[WHAT YOU SHOULD DO]
From the listing below, pull out all lines with "this" in them.

begin MATERIAL FOR THE TASK

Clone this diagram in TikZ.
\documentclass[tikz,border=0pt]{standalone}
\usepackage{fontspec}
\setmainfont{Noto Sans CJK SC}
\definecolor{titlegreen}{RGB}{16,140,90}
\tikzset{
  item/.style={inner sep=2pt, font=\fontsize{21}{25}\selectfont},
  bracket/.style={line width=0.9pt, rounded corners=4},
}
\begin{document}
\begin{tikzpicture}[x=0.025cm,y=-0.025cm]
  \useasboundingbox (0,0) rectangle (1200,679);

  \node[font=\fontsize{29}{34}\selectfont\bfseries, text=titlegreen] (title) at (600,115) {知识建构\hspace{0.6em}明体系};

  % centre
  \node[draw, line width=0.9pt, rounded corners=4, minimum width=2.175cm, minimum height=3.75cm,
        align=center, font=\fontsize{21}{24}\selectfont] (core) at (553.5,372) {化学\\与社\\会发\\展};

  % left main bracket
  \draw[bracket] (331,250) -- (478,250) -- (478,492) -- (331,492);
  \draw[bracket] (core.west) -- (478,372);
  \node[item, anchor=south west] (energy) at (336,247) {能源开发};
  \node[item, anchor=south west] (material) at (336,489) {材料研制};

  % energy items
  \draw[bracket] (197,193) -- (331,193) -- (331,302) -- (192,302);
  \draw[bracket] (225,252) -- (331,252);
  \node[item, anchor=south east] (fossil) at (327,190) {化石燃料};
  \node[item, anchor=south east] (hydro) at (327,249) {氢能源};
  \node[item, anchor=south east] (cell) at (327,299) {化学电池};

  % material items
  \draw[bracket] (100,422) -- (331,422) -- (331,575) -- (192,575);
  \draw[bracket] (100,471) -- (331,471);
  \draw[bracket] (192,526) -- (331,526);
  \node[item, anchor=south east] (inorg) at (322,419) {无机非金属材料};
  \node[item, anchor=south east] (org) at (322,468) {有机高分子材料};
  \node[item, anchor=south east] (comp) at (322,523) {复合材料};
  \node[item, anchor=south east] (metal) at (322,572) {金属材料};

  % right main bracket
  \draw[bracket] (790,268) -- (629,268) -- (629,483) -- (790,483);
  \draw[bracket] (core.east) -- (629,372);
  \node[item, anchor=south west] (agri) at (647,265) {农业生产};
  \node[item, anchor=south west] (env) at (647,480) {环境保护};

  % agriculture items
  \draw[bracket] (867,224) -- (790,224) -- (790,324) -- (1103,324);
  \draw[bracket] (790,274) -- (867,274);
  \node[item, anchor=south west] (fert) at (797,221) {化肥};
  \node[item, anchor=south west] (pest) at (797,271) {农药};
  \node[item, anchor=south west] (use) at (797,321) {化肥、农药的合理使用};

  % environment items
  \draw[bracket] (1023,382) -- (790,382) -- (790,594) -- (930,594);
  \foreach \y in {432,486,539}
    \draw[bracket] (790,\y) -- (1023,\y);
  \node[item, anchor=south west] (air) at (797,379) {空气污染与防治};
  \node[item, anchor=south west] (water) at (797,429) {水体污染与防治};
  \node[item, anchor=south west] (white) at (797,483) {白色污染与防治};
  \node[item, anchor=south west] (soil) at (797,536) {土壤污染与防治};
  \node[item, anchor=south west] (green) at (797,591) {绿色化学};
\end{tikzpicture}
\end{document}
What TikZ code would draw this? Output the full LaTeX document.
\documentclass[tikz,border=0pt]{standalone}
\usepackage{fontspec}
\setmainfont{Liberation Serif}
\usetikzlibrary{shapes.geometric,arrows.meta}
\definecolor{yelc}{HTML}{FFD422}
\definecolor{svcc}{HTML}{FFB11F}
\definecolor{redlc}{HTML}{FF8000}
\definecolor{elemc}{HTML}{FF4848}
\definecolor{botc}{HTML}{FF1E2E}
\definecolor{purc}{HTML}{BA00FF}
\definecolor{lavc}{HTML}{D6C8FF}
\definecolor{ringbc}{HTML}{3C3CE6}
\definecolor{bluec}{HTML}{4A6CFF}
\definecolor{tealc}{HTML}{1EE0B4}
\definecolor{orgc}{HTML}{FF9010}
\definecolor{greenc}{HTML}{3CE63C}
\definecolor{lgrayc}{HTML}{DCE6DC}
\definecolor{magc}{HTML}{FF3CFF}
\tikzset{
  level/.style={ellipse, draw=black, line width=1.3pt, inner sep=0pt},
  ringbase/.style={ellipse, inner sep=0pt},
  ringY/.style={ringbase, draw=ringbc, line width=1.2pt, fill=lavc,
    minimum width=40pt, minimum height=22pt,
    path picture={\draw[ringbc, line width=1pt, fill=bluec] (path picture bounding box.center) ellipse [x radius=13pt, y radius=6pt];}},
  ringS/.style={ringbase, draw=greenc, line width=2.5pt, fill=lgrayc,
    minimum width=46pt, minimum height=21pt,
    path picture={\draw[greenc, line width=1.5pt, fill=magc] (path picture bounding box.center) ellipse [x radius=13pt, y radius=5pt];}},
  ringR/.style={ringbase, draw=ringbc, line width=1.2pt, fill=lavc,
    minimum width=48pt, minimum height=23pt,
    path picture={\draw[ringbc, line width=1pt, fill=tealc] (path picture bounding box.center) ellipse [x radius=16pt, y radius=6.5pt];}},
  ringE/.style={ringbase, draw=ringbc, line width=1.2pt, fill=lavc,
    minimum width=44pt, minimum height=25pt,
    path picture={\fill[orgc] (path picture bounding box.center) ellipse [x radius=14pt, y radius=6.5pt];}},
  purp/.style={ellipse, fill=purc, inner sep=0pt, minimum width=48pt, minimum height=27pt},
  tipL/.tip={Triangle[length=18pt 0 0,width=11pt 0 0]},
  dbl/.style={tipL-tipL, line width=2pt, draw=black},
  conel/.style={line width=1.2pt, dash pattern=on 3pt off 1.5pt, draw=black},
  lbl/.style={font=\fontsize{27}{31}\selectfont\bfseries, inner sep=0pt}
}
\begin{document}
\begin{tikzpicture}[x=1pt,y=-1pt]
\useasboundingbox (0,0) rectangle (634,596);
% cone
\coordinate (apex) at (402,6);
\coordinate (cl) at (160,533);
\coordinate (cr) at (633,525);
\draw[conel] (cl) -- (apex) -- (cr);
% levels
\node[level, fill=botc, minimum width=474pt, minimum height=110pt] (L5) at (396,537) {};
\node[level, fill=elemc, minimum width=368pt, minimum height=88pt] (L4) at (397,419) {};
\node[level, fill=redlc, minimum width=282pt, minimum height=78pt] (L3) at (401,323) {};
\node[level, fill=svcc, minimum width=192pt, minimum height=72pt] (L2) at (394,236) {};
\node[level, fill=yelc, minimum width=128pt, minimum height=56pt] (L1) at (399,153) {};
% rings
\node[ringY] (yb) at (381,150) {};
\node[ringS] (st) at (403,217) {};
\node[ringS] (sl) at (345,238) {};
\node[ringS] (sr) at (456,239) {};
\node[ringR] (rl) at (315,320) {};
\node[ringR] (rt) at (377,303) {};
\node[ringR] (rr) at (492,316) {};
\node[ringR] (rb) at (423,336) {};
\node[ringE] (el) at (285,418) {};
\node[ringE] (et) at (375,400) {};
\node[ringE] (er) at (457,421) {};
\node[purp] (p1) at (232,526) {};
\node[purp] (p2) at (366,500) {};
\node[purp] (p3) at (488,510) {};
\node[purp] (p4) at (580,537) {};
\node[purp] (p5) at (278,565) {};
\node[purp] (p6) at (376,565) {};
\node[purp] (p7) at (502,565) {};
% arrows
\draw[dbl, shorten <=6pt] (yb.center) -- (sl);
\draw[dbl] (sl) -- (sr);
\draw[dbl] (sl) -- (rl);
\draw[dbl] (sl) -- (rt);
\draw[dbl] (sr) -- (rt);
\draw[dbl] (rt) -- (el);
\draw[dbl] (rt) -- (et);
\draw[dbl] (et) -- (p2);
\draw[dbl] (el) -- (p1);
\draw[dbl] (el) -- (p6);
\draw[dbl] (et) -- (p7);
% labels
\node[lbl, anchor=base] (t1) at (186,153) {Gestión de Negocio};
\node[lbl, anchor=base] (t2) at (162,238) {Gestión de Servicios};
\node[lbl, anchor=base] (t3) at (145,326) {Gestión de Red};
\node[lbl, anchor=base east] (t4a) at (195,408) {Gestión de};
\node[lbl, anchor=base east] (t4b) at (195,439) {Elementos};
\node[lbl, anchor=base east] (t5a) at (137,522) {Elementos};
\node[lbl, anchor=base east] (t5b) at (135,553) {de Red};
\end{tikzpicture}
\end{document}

end MATERIAL FOR THE TASK

[EXERCISE ANSWER]
Clone this diagram in TikZ.
What TikZ code would draw this? Output the full LaTeX document.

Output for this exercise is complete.